As a sell-off rocks the US giants, is this the end of easy-money Big Tech or will artificial realm of Metaverse be place to make money any time soon, or ever?

Will thee Metaverse be the place to make money any time soon, or ever? 

That’s the question investors have been asking this week as the outlook for US tech giants betting on this, or any other form of life-changing innovation, suddenly seems much less bright. 

For the moment at least, Wall Street appears disenchanted with the global ‘disrupter’ tech businesses in Silicon Valley or Seattle. In the past few days, traders have sold shares in Meta – owner of Facebook, Instagram and WhatsApp and a leading member in the movement that believes the Metaverse is ‘fundamental to the future’. 

Harsh reality: Facebook owner’s $69billion bet on the Metaverse has infuriated investors

Meta is under pressure over its $69billion gamble on this virtual reality sphere – and its ability to counter the threat to Instagram from the TikTok video app. As Chris Ford, head of growth equities at Sanlam investments, points out, not only is TikTok the world’s largest social media platform – it is also owned by the Chinese. 

As Ford highlights, the perception that America is the only innovation centre worth backing may be shifting. 

At the start of this year, Meta’s market value was almost $1trillion. Now it has fallen close to $263billion, with the result that Mark Zuckerberg, Meta’s boss and largest shareholder, is rather less rich than before.

Many UK investors have also become worse off. They include not only those in technology funds and trusts, but also investors with savings in some general funds. 

The apprehension over Meta’s strategy has highlighted the faltering profits of other tech titans. 
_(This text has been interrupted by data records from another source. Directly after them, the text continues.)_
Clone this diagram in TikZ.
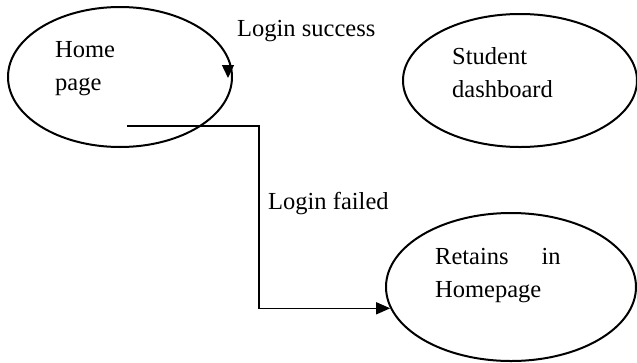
\documentclass[tikz,border=0pt]{standalone}
\usepackage{fontspec}
\setmainfont{Liberation Serif}
\usetikzlibrary{arrows.meta,shapes.geometric}
\begin{document}
\begin{tikzpicture}[x=1pt,y=-1pt,
  state/.style={draw,ellipse,line width=2pt,inner sep=0pt},
  lbl/.style={font=\fontsize{24.5}{33}\selectfont,inner sep=0pt,anchor=base west,align=left},
  conn/.style={draw,line width=1.4pt,-{Triangle[length=14pt,width=12pt]}}]
\useasboundingbox (0,0) rectangle (637,362);
\node[state,minimum width=224pt,minimum height=140pt] (home) at (120,77) {};
\node[state,minimum width=234pt,minimum height=133pt] (student) at (520,80.5) {};
\node[state,minimum width=250pt,minimum height=148pt] (retains) at (511,287) {};
\node[lbl] (thome) at (55,90) {Home\\page};
\node[lbl] (tstudent) at (452,97) {Student\\dashboard};
\node[lbl] (tretains) at (435,297) {Retains\hspace{33pt}in\\Homepage};
\node[lbl] (lsuccess) at (237,36) {Login success};
\node[lbl] (lfailed) at (268,209) {Login failed};
\coordinate (sstart) at (228,65);
\coordinate (send) at (228,78);
\draw[line width=1.4pt,-{Triangle[length=13pt,width=12pt]}] (sstart) -- (send);
\coordinate (fstart) at (127,126);
\coordinate (fturn) at (259,126);
\draw[conn] (fstart) -- (fturn) |- (retains.190);
\end{tikzpicture}
\end{document}
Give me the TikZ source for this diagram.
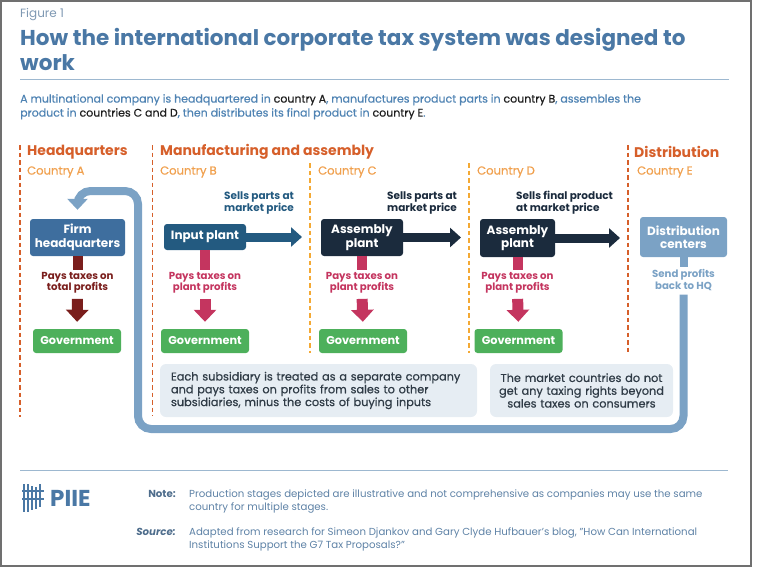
\documentclass[tikz,border=0pt]{standalone}
\usepackage{fontspec}
\setmainfont{Poppins}
\newfontfamily\medium{Poppins}[FakeBold=0.6]
\usetikzlibrary{positioning,arrows.meta}

\definecolor{titleblue}{HTML}{4A78A5}
\definecolor{figgray}{HTML}{7F99B3}
\definecolor{rulecol}{HTML}{9DB8D0}
\definecolor{subblue}{HTML}{4F83B3}
\definecolor{ink}{HTML}{1E1E1E}
\definecolor{headorange}{HTML}{D65F2A}
\definecolor{countryorange}{HTML}{F0A04E}
\definecolor{lightdash}{HTML}{F4A934}
\definecolor{hqblue}{HTML}{3E6E9E}
\definecolor{inputblue}{HTML}{235A80}
\definecolor{navy}{HTML}{1B2B3D}
\definecolor{distblue}{HTML}{7BA2C5}
\definecolor{hqred}{HTML}{7A1E1C}
\definecolor{taxred}{HTML}{C4355F}
\definecolor{govgreen}{HTML}{4DB05B}
\definecolor{boxgray}{HTML}{E6EDF3}
\definecolor{inkgray}{HTML}{2F3B46}
\definecolor{notelabel}{HTML}{4E6D8C}
\definecolor{notetext}{HTML}{5E82A6}
\definecolor{framegray}{HTML}{707070}

\begin{document}
\begin{tikzpicture}[x=1pt,y=-1pt,
    every node/.style={inner sep=0pt},
    plant/.style={rounded corners=3pt,text=white,align=center,font=\bfseries\fontsize{12}{13.5}\selectfont},
    govt/.style={fill=govgreen,rounded corners=3pt,text=white,minimum width=88pt,minimum height=24pt,font=\bfseries\fontsize{11.3}{12}\selectfont},
    taxnote/.style={align=center,font=\bfseries\fontsize{10.2}{11.5}\selectfont},
    sells/.style={align=left,anchor=south west,font=\bfseries\fontsize{10.5}{12}\selectfont},
    flow/.style={line width=9pt,-{Triangle[width=19pt,length=11pt]}},
    taxbar/.style={line width=10pt,shorten >=2pt},
    taxarrow/.style={line width=11pt,-{Triangle[width=22pt,length=12pt]},shorten <=5pt,shorten >=7pt},
    divider/.style={line width=1.8pt,dash pattern=on 4.5pt off 3pt},
    heading/.style={anchor=west,text=headorange,font=\bfseries\fontsize{14}{15}\selectfont},
    country/.style={anchor=west,text=countryorange,font=\medium\fontsize{11.6}{13}\selectfont},
    infobox/.style={fill=boxgray,rounded corners=6pt,minimum height=53pt,text=inkgray,font=\medium\fontsize{11.3}{12.8}\selectfont}]
  \useasboundingbox (0,0) rectangle (757,567);
  \draw[framegray,line width=2pt] (1,1) rectangle (751,566);

  % title block
  \node[anchor=west,text=figgray,font=\fontsize{12}{13}\selectfont] (fig) at (20,15) {Figure 1};
  \node[anchor=north west,align=left,text=titleblue,font=\bfseries\fontsize{21.5}{25}\selectfont] (title) at (20,28)
    {How the international corporate tax system was designed to\\work};
  \draw[rulecol,line width=1pt] (20,80) -- (729,80);
  \node[anchor=north west,align=left,text=subblue,font=\medium\fontsize{11}{14}\selectfont] (sub) at (20,94)
    {A multinational company is headquartered in \textcolor{ink}{country A}, manufactures product parts in \textcolor{ink}{country B}, assembles the\\
     product in \textcolor{ink}{countries C and D}, then distributes its final product in \textcolor{ink}{country E}.};

  % columns
  \draw[divider,headorange] (20,145) -- (20,417);
  \draw[divider,headorange] (152.5,145) -- (152.5,416);
  \draw[divider,lightdash] (310,163) -- (310,353);
  \draw[divider,lightdash] (469,163) -- (469,353);
  \draw[divider,headorange] (628,145) -- (628,353);
  \node[heading] (hhq) at (27,152) {Headquarters};
  \node[heading] (hman) at (160,152) {Manufacturing and assembly};
  \node[heading] (hdist) at (634,152) {Distribution};
  \node[country] (ca) at (27,172) {Country A};
  \node[country] (cb) at (160,172) {Country B};
  \node[country] (cc) at (318,172) {Country C};
  \node[country] (cd) at (477,172) {Country D};
  \node[country] (ce) at (637,172) {Country E};

  % plants
  \node[plant,fill=hqblue,minimum width=95pt,minimum height=37pt] (hq) at (77.5,237.5) {Firm\\headquarters};
  \node[plant,fill=inputblue,minimum width=82pt,minimum height=26pt] (input) at (205,237) {Input plant};
  \node[plant,fill=navy,minimum width=82pt,minimum height=37pt] (asmC) at (362,237.5) {Assembly\\plant};
  \node[plant,fill=navy,minimum width=75pt,minimum height=38pt] (asmD) at (517.5,238) {Assembly\\plant};
  \node[plant,fill=distblue,minimum width=87pt,minimum height=40pt] (dist) at (683.5,237) {Distribution\\centers};

  \coordinate (tipB) at (302,237);
  \coordinate (tipC) at (461,237.5);
  \coordinate (tipD) at (620,238);
  \draw[flow,inputblue] (input.east) -- (tipB);
  \draw[flow,navy] (asmC.east) -- (tipC);
  \draw[flow,navy] (asmD.east) -- (tipD);
  \node[sells,text=inputblue] (sellB) at (224,214) {Sells parts at\\market price};
  \node[sells,text=navy] (sellC) at (387,214) {Sells parts at\\market price};
  \node[sells,text=navy] (sellD) at (516,214) {Sells final product\\at market price};

  % taxes
  \node[taxnote,text=hqred] (taxA) at (77.5,283) {Pays taxes on\\total profits};
  \node[taxnote,text=taxred] (taxB) at (205,283) {Pays taxes on\\plant profits};
  \node[taxnote,text=taxred] (taxC) at (362,283) {Pays taxes on\\plant profits};
  \node[taxnote,text=taxred] (taxD) at (517.5,283) {Pays taxes on\\plant profits};
  \node[govt] (govA) at (77,341) {Government};
  \node[govt] (govB) at (205,341) {Government};
  \node[govt] (govC) at (363,341) {Government};
  \node[govt] (govD) at (518.5,341) {Government};
  \draw[taxbar,hqred] (hq.south) -- (taxA.north);
  \draw[taxarrow,hqred] (taxA.south) -- (govA.north);
  \foreach \p/\t/\g in {input/taxB/govB,asmC/taxC/govC,asmD/taxD/govD}{
    \draw[taxbar,taxred] (\p.south) -- (\t.north);
    \draw[taxarrow,taxred] (\t.south) -- (\g.north);
  }

  % profits back to HQ
  \node[taxnote,text=distblue] (send) at (683.5,280) {Send profits\\back to HQ};
  \draw[distblue,line width=8pt,shorten >=2pt] (dist.south) -- (send.north);
  \coordinate (loopBL) at (138,429);
  \coordinate (loopTL) at (138,191);
  \draw[distblue,line width=8pt,rounded corners=13pt,shorten <=4pt,shorten >=9pt,-{Triangle[width=20pt,length=11pt]}]
    (send.south) |- (loopBL) -- (loopTL) -| (hq.north);

  % explanations
  \node[infobox,minimum width=317pt,text width=295pt,align=left] (each) at (318.5,390.5)
    {Each subsidiary is treated as a separate company\\and pays taxes on profits from sales to other\\subsidiaries, minus the costs of buying inputs};
  \node[infobox,minimum width=183pt,text width=175pt,align=center] (market) at (581.5,390.5)
    {The market countries do not\\get any taxing rights beyond\\sales taxes on consumers};

  % footer
  \draw[rulecol,line width=1pt] (20,470) -- (728,470);
  \foreach \x/\t/\b in {24/484/512,28/484/512,32/486/510,36/487/509,40/484/507}
    \draw[titleblue,line width=2.4pt] (\x,\t) -- (\x,\b);
  \draw[titleblue,line width=1.2pt] (22,491) -- (44,491) (22,499) -- (44,499);
  \node[anchor=west,text=titleblue,font=\bfseries\fontsize{23}{24}\selectfont] (piie) at (50,498) {PIIE};
  \node[anchor=north east,text=notelabel,font=\bfseries\fontsize{10.2}{13}\selectfont] (notel) at (176,490) {Note:};
  \node[anchor=north west,align=left,text=notetext,font=\fontsize{10.2}{13}\selectfont] (note) at (189,490)
    {Production stages depicted are illustrative and not comprehensive as companies may use the same\\country for multiple stages.};
  \node[anchor=north east,text=notelabel,font=\bfseries\itshape\fontsize{10.2}{13}\selectfont] (srcl) at (176,528) {Source:};
  \node[anchor=north west,align=left,text=notetext,font=\fontsize{10.2}{13}\selectfont] (src) at (189,528)
    {Adapted from research for Simeon Djankov and Gary Clyde Hufbauer's blog, "How Can International\\Institutions Support the G7 Tax Proposals?"};
\end{tikzpicture}
\end{document}
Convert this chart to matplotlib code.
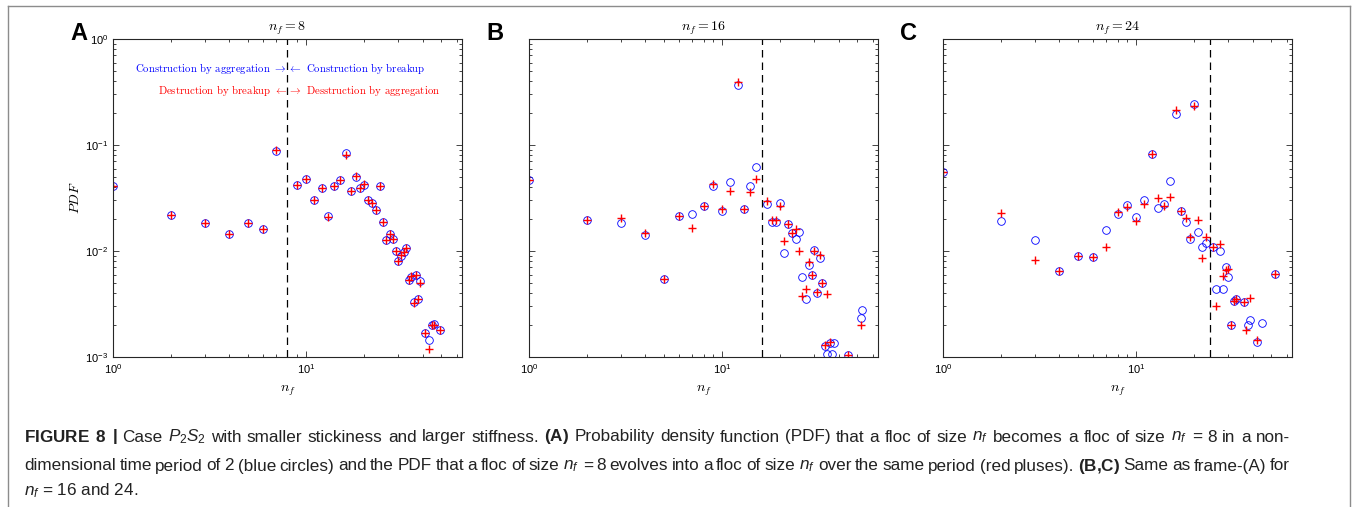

Shares in Google’s owner Alphabet are down by 35 per cent this year. Apple shares have suffered less but, as this column has reported, the iPhone maker is now considered to be more of a luxury goods business. 

This may be some consolation to those with money in the F&C trust, where Apple is the third largest holding and Microsoft is the largest. Microsoft shares, which have fallen by 33 per cent since January, are also owned by Fundsmith, another highly popular fund. So should Wall Street’s new aversion to tech be a signal for UK investors to end their relationship with these US names? Tech stocks flourished  in part due to the low interest rate, easy-money environment now changing rapidly. 

Jason Hollands of Bestinvest is cautious. 

‘We are in a very different environment. The easy money days of quantitative easing boosted these shares. ‘We are not going to be going back there any time soon.’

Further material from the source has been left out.